Friday, October 12, 2012

September Garden Pictures

Echinops ritro September 2012

Hydrangea arborescens September 2012

Paeonia suffruticosa September 2012

Sorbus forrestii September 2012

Pieris japonica 'Variegata' September 2012

Click here for more September Garden Pictures.
Click here for September Bloom Times 2008-2011.

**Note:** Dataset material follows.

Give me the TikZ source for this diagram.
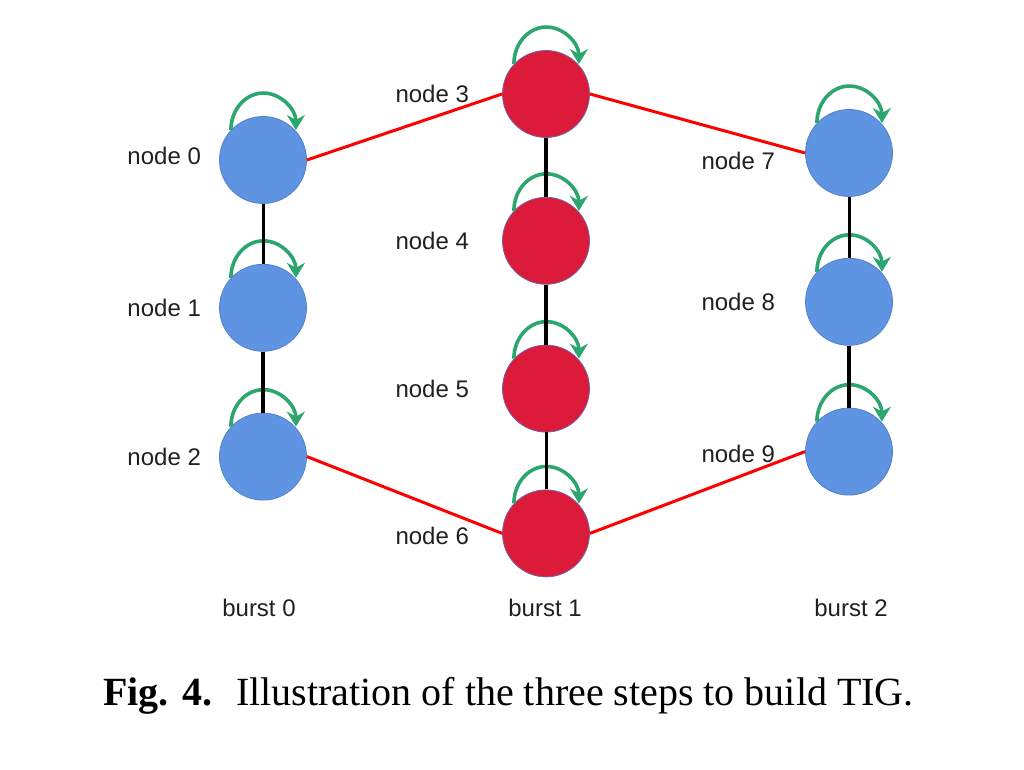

September 2012 in Seattle was warmer & much drier than normal.  The mean temperature was 62.7F/17.1C.  The normal mean temperature is 61.3F/16.3C.  Total precipitation was 0.03 inches.  Normal precipitation is 1.5 inches.  The highest temperature was 90F/32.2C, the lowest 46F/7.8C.  There were 5 days with light rain, 9 days with fog, 4 days with haze, 4 cloudy days, 11 partly cloudy days & 15 fair days.  This followed an August that was also warmer than normal & with no measurable precipitation.  The last significant rain fell on July 20.  The landscape became very dry & dusty.  Air quality was poor.  Numerous wildfires were reported in the the State of Washington, east of the Cascade Mountains.

The Wildlife News reported on September 23, 'The immediate cause of the fires is ignition and plenty of dry fuel, but the dryness itself after June is explained by a persistent and huge ridge in the polar jet stream over the Western United States.  This has kept all but thunderstorms at bay in the West, but pushed storm after storm over SE and Central Alaska, causing record summer flooding up there. Changes in the jet stream are one of the things that you would predict with the Arctic Ocean melting as it has. There is no longer the temperature differences between the polar side and southern side of the jet to keep it relatively tight and symmetrical.  The result is the development of huge and persistent troughs in the jet stream carrying strong rainstorms coupled with equally large and scantly moving ridges of dry, dry weather. With the Arctic melt, the current situation of extremes might be irreversible.'

2 comments:

Mark and Gaz said...

Some great shots there Jordan! And love the Sorbus forrestii!

Alistair said...

I always enjoy seeing your monthly plants Jordan. The Echinops looks very unusual almost cornflower looking. I am more used to the globe shaped Echinops.